The problem is that ordinary Americans remain largely unaware of these friendships. The news media could help to solve this problem by advertising friendship and kindness between rival politicians when it occurs, or running an occasional feature story on the existence of bipartisan friendships. They could also replace programs that feature high-decibel partisan disagreement for ones that showcase a civil, warm exchange between key Democrat and Republican leaders. Partisan conflict and hostility may attract viewers in the short term, but it comes with a negative long-term price that we all pay.
Politicians also need to do their part to reduce partisan polarization. This will not be easy. Like some media organizations, some politicians will be reluctant to forego passionate supporters who are attracted to vitriolic political content. Others will be afraid that positive overtures to the other party will result in inevitable backlash.

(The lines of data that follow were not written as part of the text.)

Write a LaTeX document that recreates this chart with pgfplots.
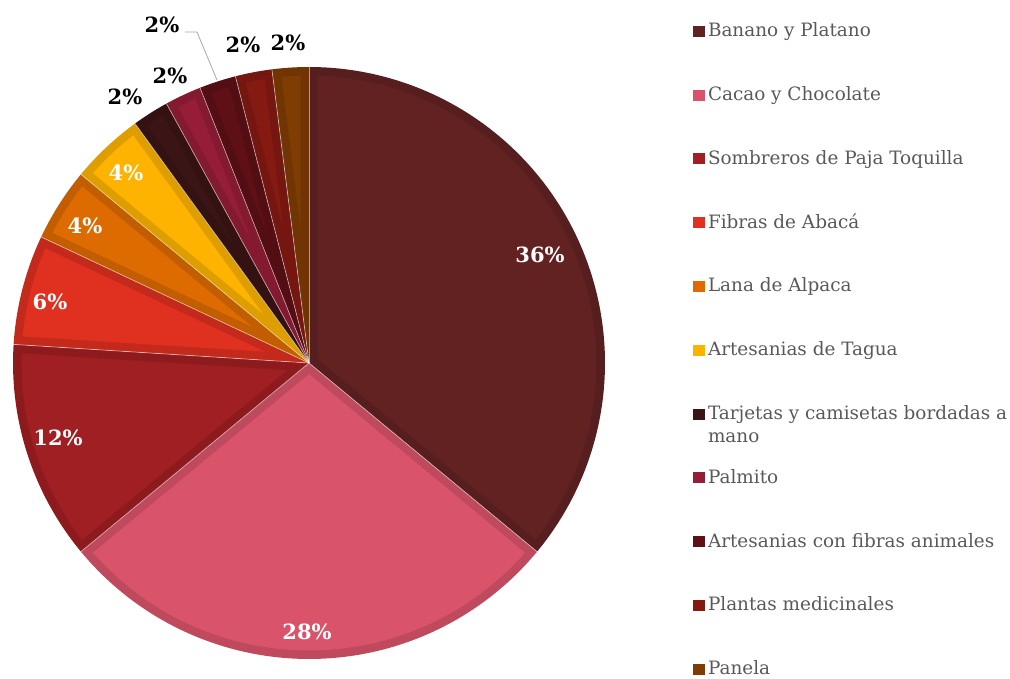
\documentclass[border=0pt]{standalone}
\usepackage{fontspec}
\setmainfont{DejaVu Serif}
\usepackage{pgfplots}
\pgfplotsset{compat=1.18}
\definecolor{banano}{HTML}{622222}
\definecolor{cacao}{HTML}{D9536A}
\definecolor{sombreros}{HTML}{A01F22}
\definecolor{fibras}{HTML}{DF3020}
\definecolor{lana}{HTML}{DD6B00}
\definecolor{tagua}{HTML}{FDB300}
\definecolor{tarjetas}{HTML}{3B1515}
\definecolor{palmito}{HTML}{961D37}
\definecolor{animales}{HTML}{5E1016}
\definecolor{plantas}{HTML}{851A12}
\definecolor{panela}{HTML}{7F3C03}
\definecolor{legtext}{HTML}{595959}
\newcommand\cx{309}
\newcommand\cy{315}
\xdef\cum{0}
\newcommand\slice[2]{%
  \pgfmathsetmacro\aB{90-3.6*\cum}%
  \pgfmathsetmacro\aA{90-3.6*(\cum+#1)}%
  \pgfmathsetmacro\th{3.6*#1}%
  \pgfmathsetmacro\dl{asin(8.5/287.5)}%
  \pgfmathsetmacro\iA{\aA+\dl}%
  \pgfmathsetmacro\iB{\aB-\dl}%
  \pgfmathsetmacro\md{(\aA+\aB)/2}%
  \pgfmathsetmacro\vd{8.5/sin(\th/2)}%
  \pgfmathsetmacro\vx{\cx+\vd*cos(\md)}%
  \pgfmathsetmacro\vy{\cy+\vd*sin(\md)}%
  \pgfmathtruncatemacro\ns{max(8,\th)}%
  \edef\doit{%
    \noexpand\addplot[forget plot, draw=none, fill=#2!88!black, domain=\aA:\aB, samples=\ns] ({\cx+296*cos(x)},{\cy+296*sin(x)}) -- (axis cs:\cx,\cy) -- cycle;
    \noexpand\addplot[forget plot, draw=none, fill=#2, domain=\iA:\iB, samples=\ns] ({\cx+287.5*cos(x)},{\cy+287.5*sin(x)}) -- (axis cs:\vx,\vy) -- cycle;
  }\doit
  \pgfmathsetmacro\cumn{\cum+#1}\xdef\cum{\cumn}%
}
\newcommand\sep[1]{%
  \pgfmathsetmacro\ex{\cx+296*cos(90-3.6*#1)}%
  \pgfmathsetmacro\ey{\cy+296*sin(90-3.6*#1)}%
  \edef\doit{\noexpand\addplot[forget plot, white, opacity=0.55, line width=0.7pt] coordinates {(\cx,\cy) (\ex,\ey)};}\doit
}
\begin{document}
\begin{tikzpicture}
\begin{axis}[width=1010pt,height=678pt,scale only axis,
  xmin=0,xmax=1010,ymin=0,ymax=678, hide axis, clip=false,
  legend style={draw=none, fill=none, inner sep=0pt, outer sep=0pt,
    at={(axis cs:693,655.3)}, anchor=north west, row sep=45.8pt, column sep=3pt,
    font=\fontsize{18.4}{23.3}\selectfont, text=legtext,
    nodes={inner sep=0pt, text height=14pt, text depth=4pt}},
  legend cell align=left,
  legend image code/.code={\fill[#1, draw=none] (0pt,-5pt) rectangle (12pt,6pt);}]
\slice{36}{banano}
\slice{28}{cacao}
\slice{12}{sombreros}
\slice{6}{fibras}
\slice{4}{lana}
\slice{4}{tagua}
\slice{2}{tarjetas}
\slice{2}{palmito}
\slice{2}{animales}
\slice{2}{plantas}
\slice{2}{panela}
\sep{0}\sep{36}\sep{64}\sep{76}\sep{82}\sep{86}\sep{90}\sep{92}\sep{94}\sep{96}\sep{98}
\addplot[forget plot, color=gray!70, line width=0.8pt] coordinates {(185,646) (197,646) (217,598)};
\addlegendimage{fill=banano}\addlegendentry{Banano y Platano}
\addlegendimage{fill=cacao}\addlegendentry{Cacao y Chocolate}
\addlegendimage{fill=sombreros}\addlegendentry{Sombreros de Paja Toquilla}
\addlegendimage{fill=fibras}\addlegendentry{Fibras de Abacá}
\addlegendimage{fill=lana}\addlegendentry{Lana de Alpaca}
\addlegendimage{fill=tagua}\addlegendentry{Artesanias de Tagua}
\addlegendimage{fill=tarjetas}\addlegendentry{\parbox[t]{320pt}{\raggedright Tarjetas y camisetas bordadas a\\mano}}
\addlegendimage{fill=palmito}\addlegendentry{Palmito}
\addlegendimage{fill=animales}\addlegendentry{Artesanias con fibras animales}
\addlegendimage{fill=plantas}\addlegendentry{Plantas medicinales}
\addlegendimage{fill=panela}\addlegendentry{Panela}
\tikzset{lw/.style={font=\fontsize{21}{25}\bfseries\selectfont, text=white, inner sep=0pt},
         lb/.style={font=\fontsize{21}{25}\bfseries\selectfont, text=black, inner sep=0pt}}
\node[lw] at (axis cs:540,423) {36\%};
\node[lw] at (axis cs:307,46) {28\%};
\node[lw] at (axis cs:58,240) {12\%};
\node[lw] at (axis cs:50,376) {6\%};
\node[lw] at (axis cs:85,452) {4\%};
\node[lw] at (axis cs:126,505) {4\%};
\node[lb] at (axis cs:125,581) {2\%};
\node[lb] at (axis cs:170,602) {2\%};
\node[lb] at (axis cs:162,653) {2\%};
\node[lb] at (axis cs:243,633) {2\%};
\node[lb] at (axis cs:288,635) {2\%};
\end{axis}
\pgfresetboundingbox
\useasboundingbox (0,0) rectangle (1010pt,678pt);
\end{tikzpicture}
\end{document}
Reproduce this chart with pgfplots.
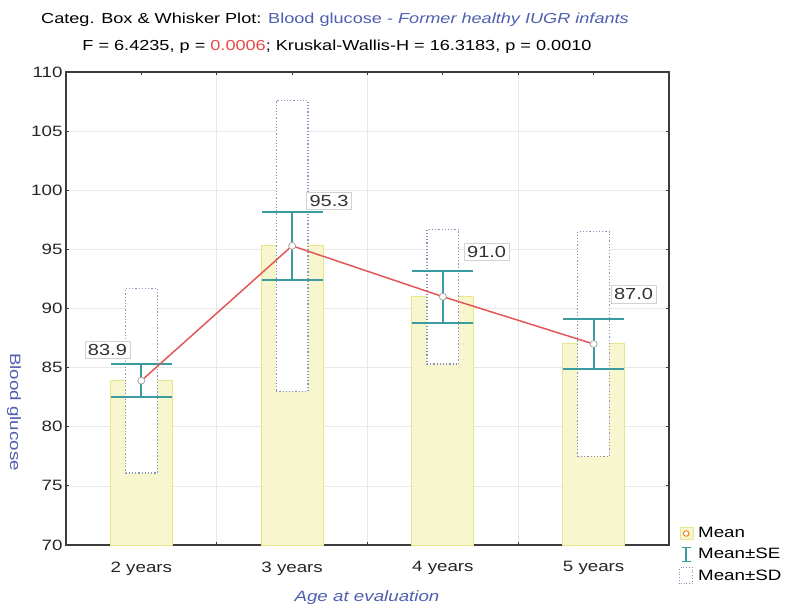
\documentclass[border=0pt]{standalone}
\usepackage{fontspec}
\setmainfont{Liberation Sans}[FakeStretch=1.25]
\usepackage{pgfplots}
\pgfplotsset{compat=1.18}
\definecolor{barfill}{HTML}{F8F6CF}
\definecolor{bardraw}{HTML}{E9E68A}
\definecolor{secol}{HTML}{3A9CA0}
\definecolor{sdcol}{HTML}{8A91B8}
\definecolor{meancol}{HTML}{E25858}
\definecolor{labblue}{HTML}{4F5FB0}
\definecolor{axcol}{HTML}{3C3C3C}
\definecolor{gridcol}{HTML}{E8E8E8}
\definecolor{pred}{HTML}{E84848}
\begin{document}
\begin{tikzpicture}[font=\fontsize{15}{18}\selectfont]
\path[use as bounding box] (-66pt,-66pt) rectangle (719pt,545pt);
\begin{axis}[
  at={(0,0)}, anchor=south west,
  scale only axis, width=603pt, height=473pt,
  xmin=0.5, xmax=4.5, ymin=70, ymax=110,
  xtick={1,2,3,4}, xticklabels={2 years,3 years,4 years,5 years},
  minor xtick={1.5,2.5,3.5},
  ytick={70,75,...,110},
  ymajorgrids, xminorgrids,
  grid style={gridcol, line width=0.6pt},
  minor grid style={gridcol, line width=0.6pt},
  axis line style={axcol, line width=1.5pt},
  tick style={axcol, line width=1pt},
  major tick length=3pt, minor tick length=3pt,
  tick align=inside,
  ticklabel style={font=\fontsize{15}{18}\selectfont, text=black!85},
  xticklabel style={yshift=-13pt},
  /pgf/number format/assume math mode=true,
  legend style={at={(1,0)}, anchor=west, xshift=10pt, yshift=-10pt, draw=none, fill=none, font=\fontsize{15}{18}\selectfont, row sep=5pt, inner sep=0pt, nodes={inner xsep=5pt}},
  legend cell align=left,
]
\addlegendimage{legend image code/.code={\draw[fill=barfill, draw=bardraw] (0pt,-6pt) rectangle (13pt,6pt); \draw[orange!80!red, fill=white, line width=0.8pt] (6.5pt,0pt) circle (2.8pt);}}
\addlegendimage{legend image code/.code={\draw[secol, line width=1.5pt] (2pt,-7pt)--(11pt,-7pt) (6.5pt,-7pt)--(6.5pt,7pt) (2pt,7pt)--(11pt,7pt);}}
\addlegendimage{legend image code/.code={\draw[sdcol, dash pattern=on 1pt off 1.8pt, line width=1pt] (0pt,-8pt) rectangle (13pt,8pt);}}
\legend{Mean, Mean±SE, Mean±SD}

% bars = mean
\addplot[ybar, bar width=62pt, fill=barfill, draw=bardraw, line width=1pt] coordinates {(1,83.9) (2,95.3) (3,91.0) (4,87.0)};

% SD boxes (mean - SD to mean + SD)
\pgfplotsset{sdbox/.style={draw=sdcol, dash pattern=on 1.2pt off 2pt, line width=1.3pt, fill=white}}
\addplot[sdbox] coordinates {(0.895,76.1) (1.105,76.1) (1.105,91.7) (0.895,91.7)} -- cycle;
\addplot[sdbox] coordinates {(1.895,83.0) (2.105,83.0) (2.105,107.6) (1.895,107.6)} -- cycle;
\addplot[sdbox] coordinates {(2.895,85.3) (3.105,85.3) (3.105,96.7) (2.895,96.7)} -- cycle;
\addplot[sdbox] coordinates {(3.895,77.5) (4.105,77.5) (4.105,96.5) (3.895,96.5)} -- cycle;

% SE error bars
\addplot[draw=none, mark=none, error bars/.cd, y dir=both, y explicit,
  error mark=|,
  error bar style={draw=secol, line width=2pt},
  error mark options={draw=secol, line width=2pt, mark size=30.5pt}]
  coordinates {(1,83.9) +- (0,1.4) (2,95.3) +- (0,2.85) (3,91.0) +- (0,2.2) (4,87.0) +- (0,2.1)};

% mean line
\addplot[meancol, line width=1.5pt, mark=*, mark size=3.5pt, mark options={fill=white, draw=gray!70, line width=0.8pt}] coordinates {(1,83.9) (2,95.3) (3,91.0) (4,87.0)};

\tikzset{lab/.style={draw=gray!35, fill=white, text=black!80, inner sep=3pt, font=\fontsize{16}{18}\selectfont}}
\node[lab] at (axis cs:0.775,86.5) {83.9};
\node[lab] at (axis cs:2.245,99.1) {95.3};
\node[lab] at (axis cs:3.29,94.8) {91.0};
\node[lab] at (axis cs:4.265,91.2) {87.0};
\end{axis}
\node[font=\fontsize{14.5}{17}\selectfont] at (269pt,525pt) {Categ. Box \& Whisker Plot: \textcolor{labblue}{Blood glucose - \textit{Former healthy IUGR infants}}};
\node[font=\fontsize{14.5}{17}\selectfont] at (271pt,498pt) {F = 6.4235, p = \textcolor{pred}{0.0006}; Kruskal-Wallis-H = 16.3183, p = 0.0010};
\node[rotate=-90, text=labblue] at (-52pt,133pt) {Blood glucose};
\node[text=labblue, font=\fontsize{15}{18}\selectfont\itshape] at (301pt,-53pt) {Age at evaluation};
\end{tikzpicture}
\end{document}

Joe Biden said in his victory speech, “It’s time to put away the harsh rhetoric, lower the temperature, see each other again, listen to each other again, and to make progress.” Our research suggests that this is possible without giving up our political beliefs. Democracy demands disagreement. It is weakened, however, by partisan hostility, especially when that hostility undermines a basic belief in democracy. Our leaders and those who report on them have an obligation to dial up civility to avoid a further weakening of American democracy.